Participant bias. Prediction markets are not immune to the biases of their participants. Political event contracts, for example, can attract ideologically motivated traders who push prices away from rational expectations. Polymarket's political markets have occasionally shown persistent bias that corrected only as the event approached.
Manipulation risk. Any market with limited liquidity is susceptible to manipulation. A well-funded actor could temporarily push a contract price to trigger algorithmic reactions in correlated financial markets. While regulators monitor for this on platforms like Kalshi, the risk is higher on less regulated venues.
Settlement ambiguity. Not all events resolve cleanly. Contracts with ambiguous resolution criteria can create disputes and unexpected outcomes.
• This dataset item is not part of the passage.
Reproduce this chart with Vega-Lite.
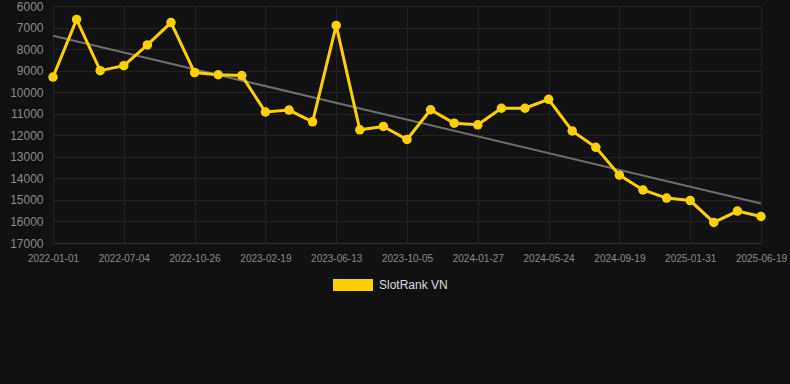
{
  "$schema": "https://vega.github.io/schema/vega-lite/v6.json",
  "width": 708,
  "height": 237,
  "autosize": {"type": "none"},
  "padding": {"left": 53, "top": 6, "right": 29, "bottom": 141},
  "background": "#111111",
  "config": {
    "view": {"stroke": null},
    "font": "Liberation Sans",
    "axis": {"gridColor": "#222222", "gridWidth": 1, "domain": false, "ticks": false}
  },
  "datasets": {
    "rank": [
      {"date": "2022-01-01", "rank": 9300},
      {"date": "2022-03-03", "rank": 6625},
      {"date": "2022-05-03", "rank": 9000},
      {"date": "2022-07-04", "rank": 8770},
      {"date": "2022-08-11", "rank": 7805},
      {"date": "2022-09-18", "rank": 6770},
      {"date": "2022-10-26", "rank": 9090},
      {"date": "2022-12-04", "rank": 9190},
      {"date": "2023-01-11", "rank": 9230},
      {"date": "2023-02-19", "rank": 10920},
      {"date": "2023-03-28", "rank": 10830},
      {"date": "2023-05-06", "rank": 11375},
      {"date": "2023-06-13", "rank": 6900},
      {"date": "2023-07-21", "rank": 11745},
      {"date": "2023-08-28", "rank": 11590},
      {"date": "2023-10-05", "rank": 12195},
      {"date": "2023-11-12", "rank": 10815},
      {"date": "2023-12-20", "rank": 11440},
      {"date": "2024-01-27", "rank": 11515},
      {"date": "2024-03-05", "rank": 10745},
      {"date": "2024-04-14", "rank": 10745},
      {"date": "2024-05-24", "rank": 10330},
      {"date": "2024-07-02", "rank": 11800},
      {"date": "2024-08-10", "rank": 12560},
      {"date": "2024-09-19", "rank": 13850},
      {"date": "2024-11-02", "rank": 14540},
      {"date": "2024-12-17", "rank": 14915},
      {"date": "2025-01-31", "rank": 15030},
      {"date": "2025-03-17", "rank": 16045},
      {"date": "2025-05-03", "rank": 15520},
      {"date": "2025-06-19", "rank": 15770}
    ],
    "trend": [
      {"date": "2022-01-01", "rank": 7380},
      {"date": "2025-06-19", "rank": 15170}
    ]
  },
  "encoding": {
    "x": {
      "field": "date",
      "type": "ordinal",
      "scale": {"type": "point", "padding": 0},
      "axis": {
        "title": null,
        "labelAngle": 0,
        "values": ["2022-01-01", "2022-07-04", "2022-10-26", "2023-02-19", "2023-06-13", "2023-10-05", "2024-01-27", "2024-05-24", "2024-09-19", "2025-01-31", "2025-06-19"],
        "labelColor": "#8a8a8a",
        "labelFontSize": 10,
        "labelPadding": 10,
        "grid": true,
        "domain": true,
        "domainColor": "#2e2e2e"
      }
    },
    "y": {
      "field": "rank",
      "type": "quantitative",
      "scale": {"domain": [6000, 17000], "reverse": true, "nice": false, "zero": false},
      "axis": {
        "title": null,
        "format": "d",
        "values": [6000, 7000, 8000, 9000, 10000, 11000, 12000, 13000, 14000, 15000, 16000, 17000],
        "labelColor": "#8a8a8a",
        "labelFontSize": 12,
        "labelPadding": 10,
        "grid": true
      }
    }
  },
  "layer": [
    {
      "data": {"name": "trend"},
      "mark": {"type": "line", "color": "#6e6e6e", "strokeWidth": 2},
      "encoding": {}
    },
    {
      "data": {"name": "rank"},
      "mark": {"type": "line", "strokeWidth": 3, "point": {"filled": true, "size": 90}},
      "encoding": {
        "color": {
          "datum": "SlotRank VN",
          "type": "nominal",
          "scale": {"range": ["#ffd000"]},
          "legend": {
            "title": null,
            "orient": "none",
            "legendX": 280,
            "legendY": 259,
            "symbolType": "M-1,-0.3H1V0.3H-1Z",
            "symbolSize": 1600,
            "symbolStrokeWidth": 0,
            "symbolFillColor": "#ffd000",
            "labelColor": "#dddddd",
            "labelFontSize": 12,
            "labelOffset": 6
          }
        }
      }
    }
  ]
}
Read the fine print on contract specifications before relying on the implied probability.
Regulatory uncertainty. The legal status of prediction markets varies by jurisdiction and continues to evolve. Changes in regulatory posture could affect liquidity, market structure, and data availability.
Where This Is Heading
The convergence of prediction markets and traditional finance is accelerating. Kalshi's regulatory framework provides a template for institutional adoption. Polymarket's volume growth demonstrates retail and crypto-native demand. The data produced by these platforms is increasingly integrated into quantitative models, risk management systems, and research workflows.
For investors, the implication is clear: prediction market data is no longer an exotic supplement to traditional research — it is becoming a core input. The managers who develop systematic frameworks for ingesting, interpreting, and acting on prediction market signals will have a measurable edge over those who continue to rely solely on conventional information sources.
The market for information about the future is being repriced in real-time. The question is whether you are watching.